I started by expressing the function as sum of two fractions using partial fraction decomposition to get $\frac{-1}{2(z-5)} + \frac{1}{2(z-7)}$
However I could only then end up writing that as the sum of two power series :
$$\frac{1}{10} \sum_{n=0}^\infty \frac{z^n}{3^n} - \frac{1}{14} \sum_{n=0}^\infty \frac{z^n}{7^n}$$ and I'm unsure how to write this in the form of a Taylor series.
If we are looking to construct the series around $z_0 = 3$, we could have $\lvert z - 3\rvert < 1$ or $\lvert z - 3\rvert > 1$ which would be the series inside and outside a disc of radius one. In the first case, \begin{align} \frac{1/2}{z - 3 - 4} - \frac{1/2}{z - 3 - 2}&= \frac{-1/8}{1 - (z-3)/4} + \frac{1/4}{1-(z-3)/2}\\ &= -1/8\sum_{n=0}^{\infty}\Bigl(\frac{z-3}{4}\Bigr)^n+1/4\sum_{n=0}^{\infty}\Bigl(\frac{z-3}{2}\Bigr)^n\\ &= \frac{1}{2}\sum_{n=0}^{\infty}\biggl[\frac{1}{2^{n+1}}-\frac{1}{4^{n+1}}\biggr](z-3)^n \end{align} This was due to the definition of a geometric series $$ \sum_{n=0}^{\infty} ar^n = \frac{a}{1-r} $$ for $\lvert r\rvert < 1$.
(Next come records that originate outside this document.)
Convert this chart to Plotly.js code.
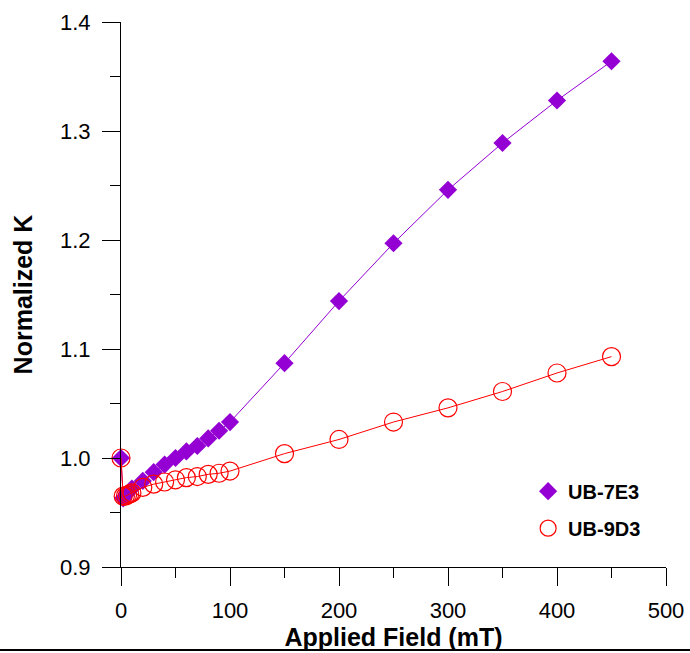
<!DOCTYPE html>
<html>
<head>
<meta charset="utf-8">
<script src="https://cdn.plot.ly/plotly-3.0.1.min.js"></script>
<style>html,body{margin:0;padding:0;background:#fff;}#chart{width:690px;height:653px;}</style>
</head>
<body>
<div id="chart"></div>
<script>
// Series UB-7E3 (filled purple diamonds)
const fieldA = [0, 2, 5, 10, 20, 30, 40, 50, 60, 70, 80, 90, 100, 150, 200, 250, 300, 350, 400, 450];
const kA = [1.000, 0.963, 0.967, 0.972, 0.979, 0.987, 0.994, 1.000, 1.006, 1.011, 1.018, 1.025, 1.033, 1.087, 1.144, 1.197, 1.246, 1.289, 1.328, 1.364];
// Series UB-9D3 (open red circles)
const fieldB = [0, 2, 4, 6, 8, 10, 20, 30, 40, 50, 60, 70, 80, 90, 100, 150, 200, 250, 300, 350, 400, 450];
const kB = [1.000, 0.965, 0.965, 0.966, 0.967, 0.968, 0.973, 0.976, 0.978, 0.980, 0.982, 0.983, 0.985, 0.986, 0.988, 1.004, 1.017, 1.033, 1.046, 1.061, 1.078, 1.093];
const seriesNames = ['UB-7E3', 'UB-9D3'];
const xTitle = 'Applied Field (mT)';
const yTitle = 'Normalized K';

const FONT = 'Liberation Sans, Arial, Helvetica, sans-serif';
const PURPLE = '#9400D3';
const RED = '#FF0000';

const traces = [
  {x: fieldA, y: kA, mode: 'lines', line: {color: PURPLE, width: 1}, showlegend: false, cliponaxis: false, hoverinfo: 'skip'},
  {x: fieldA, y: kA, mode: 'markers', name: seriesNames[0], marker: {symbol: 'diamond', size: 14, color: PURPLE}, cliponaxis: false, legendgroup: 'a'},
  {x: fieldB, y: kB, mode: 'lines', line: {color: RED, width: 1}, showlegend: false, cliponaxis: false, hoverinfo: 'skip'},
  {x: fieldB, y: kB, mode: 'markers', name: seriesNames[1], marker: {symbol: 'circle-open', size: 18, color: RED, line: {width: 1.2, color: RED}}, cliponaxis: false, legendgroup: 'b'}
];

const axisCommon = {
  showline: true, linecolor: '#000', linewidth: 1,
  ticks: 'outside', ticklen: 18, tickwidth: 1, tickcolor: '#000',
  showgrid: false, zeroline: false, mirror: false,
  tickfont: {family: FONT, size: 22, color: '#000'}
};

const layout = {
  width: 690, height: 653,
  margin: {l: 121, r: 24, t: 22, b: 86, pad: 0},
  paper_bgcolor: '#fff', plot_bgcolor: '#fff',
  font: {family: FONT, color: '#000'},
  xaxis: Object.assign({}, axisCommon, {
    range: [0, 500], dtick: 100, tick0: 0,
    minor: {dtick: 50, ticks: 'outside', ticklen: 10, tickwidth: 1, tickcolor: '#000', showgrid: false},
    ticklabelstandoff: 6,
    title: {text: xTitle, font: {family: FONT, size: 25, weight: 'bold', color: '#000'}, standoff: 4}
  }),
  yaxis: Object.assign({}, axisCommon, {
    range: [0.9, 1.4], dtick: 0.1, tick0: 0.9, tickformat: '.1f',
    minor: {dtick: 0.05, ticks: 'outside', ticklen: 10, tickwidth: 1, tickcolor: '#000', showgrid: false},
    ticklabelstandoff: 7,
    title: {text: yTitle, font: {family: FONT, size: 25, weight: 'bold', color: '#000'}, standoff: 20}
  }),
  showlegend: true,
  legend: {
    x: 0.747, y: 0.175, xanchor: 'left', yanchor: 'top',
    bgcolor: 'rgba(0,0,0,0)', borderwidth: 0,
    font: {family: FONT, size: 20, weight: 'bold', color: '#000'},
    traceorder: 'grouped', tracegroupgap: 8, itemsizing: 'trace'
  },
  shapes: [
    {type: 'line', xref: 'paper', yref: 'paper', x0: -0.23, x1: 1.05, y0: -0.1523, y1: -0.1523, line: {color: '#000', width: 2}}
  ]
};

Plotly.newPlot('chart', traces, layout, {displayModeBar: false, staticPlot: true});
</script>
</body>
</html>
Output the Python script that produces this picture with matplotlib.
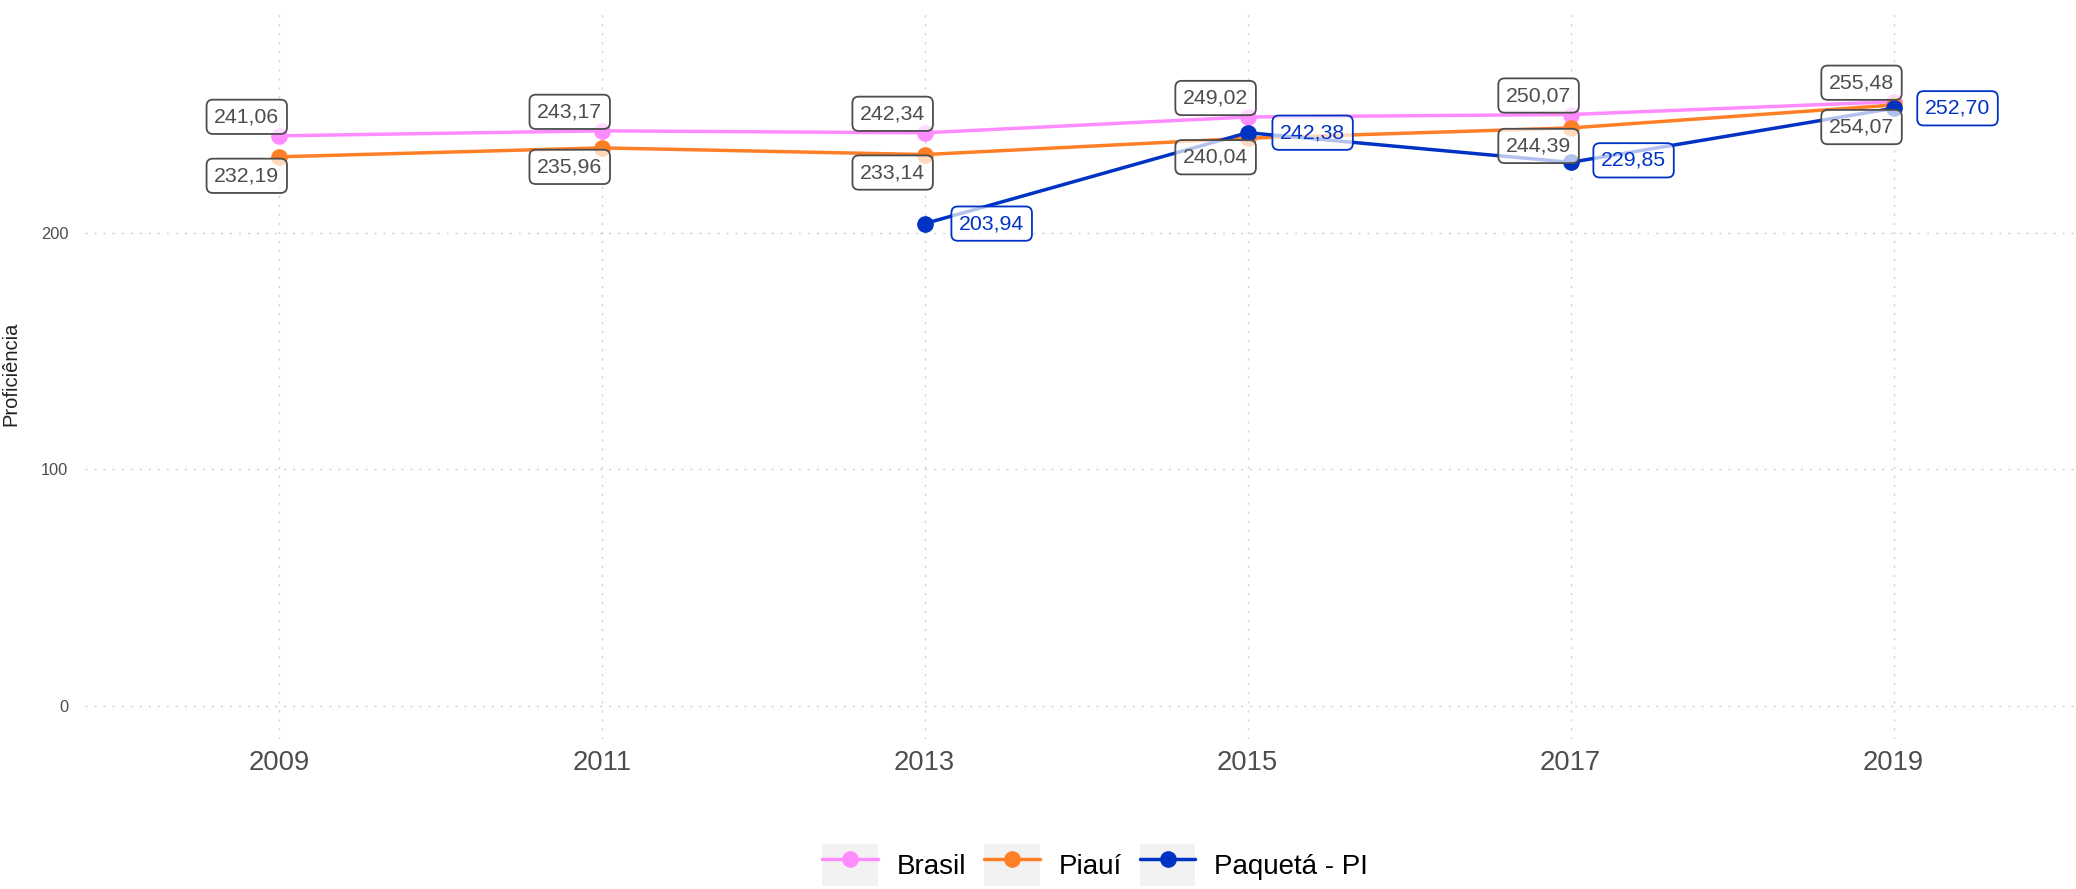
import matplotlib
matplotlib.use("Agg")
import matplotlib.pyplot as plt
from matplotlib.legend_handler import HandlerLine2D
from matplotlib.patches import Rectangle

plt.rcParams['font.family'] = ['Liberation Sans', 'DejaVu Sans']

# data
anos = [2009, 2011, 2013, 2015, 2017, 2019]
brasil = [241.06, 243.17, 242.34, 249.02, 250.07, 255.48]
piaui = [232.19, 235.96, 233.14, 240.04, 244.39, 254.07]
anos_paqueta = [2013, 2015, 2017, 2019]
paqueta = [203.94, 242.38, 229.85, 252.70]

# label offsets in pixels (ggrepel placed them)
off_brasil = [(-32, 19)] * 6
off_piaui = [(-32, -19), (-32, -19), (-32, -18), (-32, -19), (-32, -18), (-32, -22)]
off_paqueta = [(67, 0), (65, 0), (63, 2), (64, 0)]

cor_brasil = '#FF8CFF'
cor_piaui = '#FF7F27'
cor_paqueta = '#0033C4'
cinza = '#4D4D4D'


# legend key with grey background like ggplot
class KeyWithBox(HandlerLine2D):
    def create_artists(self, legend, orig_handle, xdescent, ydescent,
                       width, height, fontsize, trans):
        box = Rectangle((-xdescent, -ydescent), width, height,
                        facecolor='#F2F2F2', edgecolor='none', transform=trans)
        arts = super().create_artists(legend, orig_handle, xdescent, ydescent,
                                      width, height, fontsize, trans)
        return [box] + arts


def fmt(v):
    return f"{v:.2f}".replace('.', ',')


fig = plt.figure(figsize=(20.76, 8.89), dpi=100)
ax = fig.add_axes([85 / 2076, 1 - 739 / 889, 1 - 85 / 2076, (739 - 8) / 889])

series = [
    ('Brasil', anos, brasil, cor_brasil, off_brasil, cinza),
    ('Piauí', anos, piaui, cor_piaui, off_piaui, cinza),
    ('Paquetá - PI', anos_paqueta, paqueta, cor_paqueta, off_paqueta, cor_paqueta),
]

for nome, xs, ys, cor, offs, cor_label in series:
    ax.plot(xs, ys, color=cor, lw=2.5, marker='o', markersize=11,
            label=nome, zorder=3, solid_capstyle='round')

for nome, xs, ys, cor, offs, cor_label in series:
    for x, y, (dx, dy) in zip(xs, ys, offs):
        ax.annotate(fmt(y), xy=(x, y), xytext=(dx, dy), textcoords='offset pixels',
                    ha='center', va='center', fontsize=15.3, color=cor_label,
                    zorder=6,
                    bbox=dict(boxstyle='round,pad=0.36,rounding_size=0.3',
                              fc=(1, 1, 1, 0.7), ec=cor_label, lw=1.3))

ax.set_xlim(2007.80, 2020.13)
ax.set_ylim(-13.95, 295.1)
ax.set_xticks(anos)
ax.set_yticks([0, 100, 200])
ax.tick_params(axis='x', length=0, pad=8, labelsize=19.7, labelcolor=cinza)
ax.tick_params(axis='y', length=0, pad=12, labelsize=11.8, labelcolor=cinza)
ax.grid(True, color='#D0D0D0', lw=1.0, linestyle=(0, (1.5, 5)))
ax.set_axisbelow(True)
for s in ax.spines.values():
    s.set_visible(False)

ax.set_ylabel('Proficiência', fontsize=14.5, color='#222222')
ax.yaxis.set_label_coords(-(85 - 20) / 1991, 0.5)

handles, labels = ax.get_legend_handles_labels()
leg = fig.legend(handles, labels, loc='center', bbox_to_anchor=(0.5275, 0.027),
                 ncol=3, frameon=False, fontsize=20, handlelength=2.0,
                 handleheight=2.0, handletextpad=0.68, columnspacing=0.65,
                 borderpad=0, handler_map={plt.Line2D: KeyWithBox()})

fig.savefig('out.png', dpi=100)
If we want a power series convergent outside the disc, $\lvert z - 3\rvert > 1\iff 1/\lvert z -3\rvert < 1$. $$ \frac{1}{2(z - 3)}\frac{1}{1 - 4/(z-3)} - \frac{1}{2(z-3)}\frac{1}{1 - 2/(z-3)} $$ which leads to a Laurent series. What do you get for the Laurent series convergent outside of the disc?